▶ [GIVEN INSTRUCTION]: Exactly retype the lines from the top of the data through the line containing "Line, XAxis, YAxis", leaving out every picture.

▶ [STORED DATA]:
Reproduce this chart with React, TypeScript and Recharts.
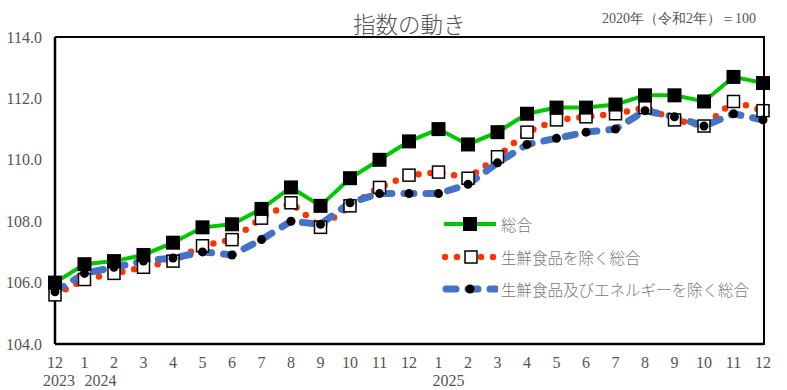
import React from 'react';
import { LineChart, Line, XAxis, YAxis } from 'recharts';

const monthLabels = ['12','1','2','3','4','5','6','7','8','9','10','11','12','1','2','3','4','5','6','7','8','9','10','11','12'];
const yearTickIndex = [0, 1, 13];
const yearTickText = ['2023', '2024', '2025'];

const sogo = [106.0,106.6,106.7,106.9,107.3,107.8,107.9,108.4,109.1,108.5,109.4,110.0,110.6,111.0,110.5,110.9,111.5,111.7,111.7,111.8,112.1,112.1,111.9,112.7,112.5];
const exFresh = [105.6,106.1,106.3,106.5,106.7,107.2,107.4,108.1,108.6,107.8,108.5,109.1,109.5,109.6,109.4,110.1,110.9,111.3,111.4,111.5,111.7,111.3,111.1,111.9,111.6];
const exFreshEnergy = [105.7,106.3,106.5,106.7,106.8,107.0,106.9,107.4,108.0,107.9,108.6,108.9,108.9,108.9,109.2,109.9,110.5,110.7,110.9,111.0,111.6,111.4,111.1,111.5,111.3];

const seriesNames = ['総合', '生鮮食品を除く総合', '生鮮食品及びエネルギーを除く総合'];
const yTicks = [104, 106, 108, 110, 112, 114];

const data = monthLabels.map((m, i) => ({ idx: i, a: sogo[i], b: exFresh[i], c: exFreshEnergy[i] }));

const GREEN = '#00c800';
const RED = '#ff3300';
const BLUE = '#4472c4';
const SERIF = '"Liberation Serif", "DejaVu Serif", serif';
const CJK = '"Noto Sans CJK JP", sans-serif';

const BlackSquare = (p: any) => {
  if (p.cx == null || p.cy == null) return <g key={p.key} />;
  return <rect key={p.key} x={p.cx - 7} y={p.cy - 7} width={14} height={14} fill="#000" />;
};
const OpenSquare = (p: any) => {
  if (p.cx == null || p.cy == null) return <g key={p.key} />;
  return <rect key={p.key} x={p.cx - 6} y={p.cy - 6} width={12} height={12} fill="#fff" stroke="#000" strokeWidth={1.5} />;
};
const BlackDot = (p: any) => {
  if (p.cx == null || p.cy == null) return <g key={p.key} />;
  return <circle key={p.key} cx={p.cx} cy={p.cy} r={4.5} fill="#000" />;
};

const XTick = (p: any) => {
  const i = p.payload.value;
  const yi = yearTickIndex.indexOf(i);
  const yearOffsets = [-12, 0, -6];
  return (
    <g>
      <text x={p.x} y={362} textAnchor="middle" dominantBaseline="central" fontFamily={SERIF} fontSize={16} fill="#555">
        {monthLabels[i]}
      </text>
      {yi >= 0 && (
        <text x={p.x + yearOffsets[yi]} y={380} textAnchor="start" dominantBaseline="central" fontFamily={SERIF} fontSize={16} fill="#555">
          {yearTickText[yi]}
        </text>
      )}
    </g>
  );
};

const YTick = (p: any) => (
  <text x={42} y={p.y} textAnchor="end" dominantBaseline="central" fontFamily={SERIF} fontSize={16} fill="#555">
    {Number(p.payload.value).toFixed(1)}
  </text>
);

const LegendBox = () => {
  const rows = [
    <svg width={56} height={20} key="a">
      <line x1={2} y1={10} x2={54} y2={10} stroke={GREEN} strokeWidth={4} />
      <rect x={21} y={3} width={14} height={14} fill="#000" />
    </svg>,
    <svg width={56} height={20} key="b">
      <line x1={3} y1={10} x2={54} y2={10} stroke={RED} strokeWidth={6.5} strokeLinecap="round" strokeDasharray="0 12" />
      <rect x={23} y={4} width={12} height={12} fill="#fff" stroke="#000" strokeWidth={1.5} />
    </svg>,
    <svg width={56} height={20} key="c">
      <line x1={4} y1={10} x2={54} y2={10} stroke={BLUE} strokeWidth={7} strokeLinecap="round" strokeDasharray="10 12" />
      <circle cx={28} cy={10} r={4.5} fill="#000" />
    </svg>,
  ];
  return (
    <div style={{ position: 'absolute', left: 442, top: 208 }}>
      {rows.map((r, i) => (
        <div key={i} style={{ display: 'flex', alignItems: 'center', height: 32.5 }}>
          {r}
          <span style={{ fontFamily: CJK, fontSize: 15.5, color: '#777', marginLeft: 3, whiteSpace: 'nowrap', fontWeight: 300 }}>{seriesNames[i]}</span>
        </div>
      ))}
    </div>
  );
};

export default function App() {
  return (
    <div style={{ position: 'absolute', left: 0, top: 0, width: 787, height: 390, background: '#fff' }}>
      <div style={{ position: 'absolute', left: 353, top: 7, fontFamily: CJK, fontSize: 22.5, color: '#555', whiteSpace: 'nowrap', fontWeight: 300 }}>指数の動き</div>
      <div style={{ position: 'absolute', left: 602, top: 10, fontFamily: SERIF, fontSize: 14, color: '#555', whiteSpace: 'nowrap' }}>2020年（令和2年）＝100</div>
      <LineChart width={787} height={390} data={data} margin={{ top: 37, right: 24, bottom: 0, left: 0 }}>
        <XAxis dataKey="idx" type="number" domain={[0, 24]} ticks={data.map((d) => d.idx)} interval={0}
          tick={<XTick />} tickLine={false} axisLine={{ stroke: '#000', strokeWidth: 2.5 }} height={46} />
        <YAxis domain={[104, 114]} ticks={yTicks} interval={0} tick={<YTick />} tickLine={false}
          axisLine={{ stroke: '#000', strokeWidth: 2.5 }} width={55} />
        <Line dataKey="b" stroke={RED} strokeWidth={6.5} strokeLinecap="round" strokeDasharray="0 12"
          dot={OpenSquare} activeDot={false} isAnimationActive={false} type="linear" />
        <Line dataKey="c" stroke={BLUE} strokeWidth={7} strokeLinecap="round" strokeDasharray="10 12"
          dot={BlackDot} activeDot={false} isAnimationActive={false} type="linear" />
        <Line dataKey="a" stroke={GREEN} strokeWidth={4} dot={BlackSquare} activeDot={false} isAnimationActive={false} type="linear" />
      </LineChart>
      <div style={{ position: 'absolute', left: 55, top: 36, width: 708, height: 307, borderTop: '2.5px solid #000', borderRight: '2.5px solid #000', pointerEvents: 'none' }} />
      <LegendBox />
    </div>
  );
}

▶ [FULL SOLUTION]:
Reproduce this chart with React, TypeScript and Recharts.
import React from 'react';
import { LineChart, Line, XAxis, YAxis } from 'recharts';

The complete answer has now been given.